Speaking of limitation the large number of them on my time have meant that I haven’t had the chance to dive into any particularly interesting coding projects recently, though I do have plans for one I hope to start over winter break, stay tuned for more on that. In the meantime here is some code I wrote for a homework assignment, showing off how you can pass arbitrary numbers of arguments to a function in python without needing to necessarily declare what those arguments will be first, notice that the keywords before the “=” sign in the last few lines are different in each of the calls to the average_scores function.

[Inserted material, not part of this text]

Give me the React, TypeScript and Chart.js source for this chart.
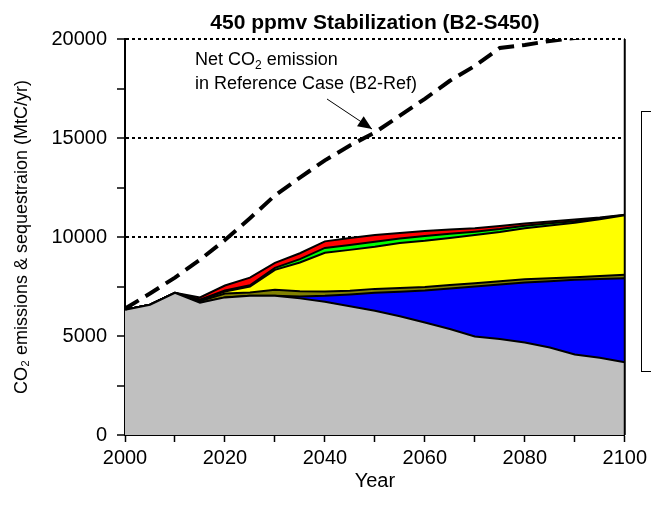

def average_scores(*args, **kwargs)->str:
    total = 0
    for score in args:
        total += score
    average = total / len(args)

    result = ""
    for key,value in kwargs.items():
        result += f'{key} = {value}, '
    result += f' Average GPA = {average:.2f}'
    return result

if __name__ == '__main__':
    print(average_scores(4, 3, 2, 4, first_name='Michelle', last_name='Ruse', major='World_domination'))
    print(average_scores(4,3,2,1,1,4,4,4, name="Chris", major="CIS"))
    print(average_scores(4,3,3, name="All Might", course="Hero Course", school="UA"))

If you run this then you will key the following

first_name = Michelle, last_name = Ruse, major = World_domination,  Average GPA = 3.25
name = Chris, major = CIS,  Average GPA = 2.88
name = All Might, course = Hero Course, school = UA,  Average GPA = 3.33

Pick of the Week - mCoding Youtube Channel

mCoding is a YouTube channel from James Murphy focused on python, c++, and math. While that might not immediately have you jumping out your chair with excitement, it does do a great job of explaining more advanced concepts in programming and python specifically in ways that are easy to understand even for novices in the language. If you want to see some deep dives into the specifics of python and how things that might seem very simple on the surface can actually be much odder than you’d expect under the hood, this might be the channel for you.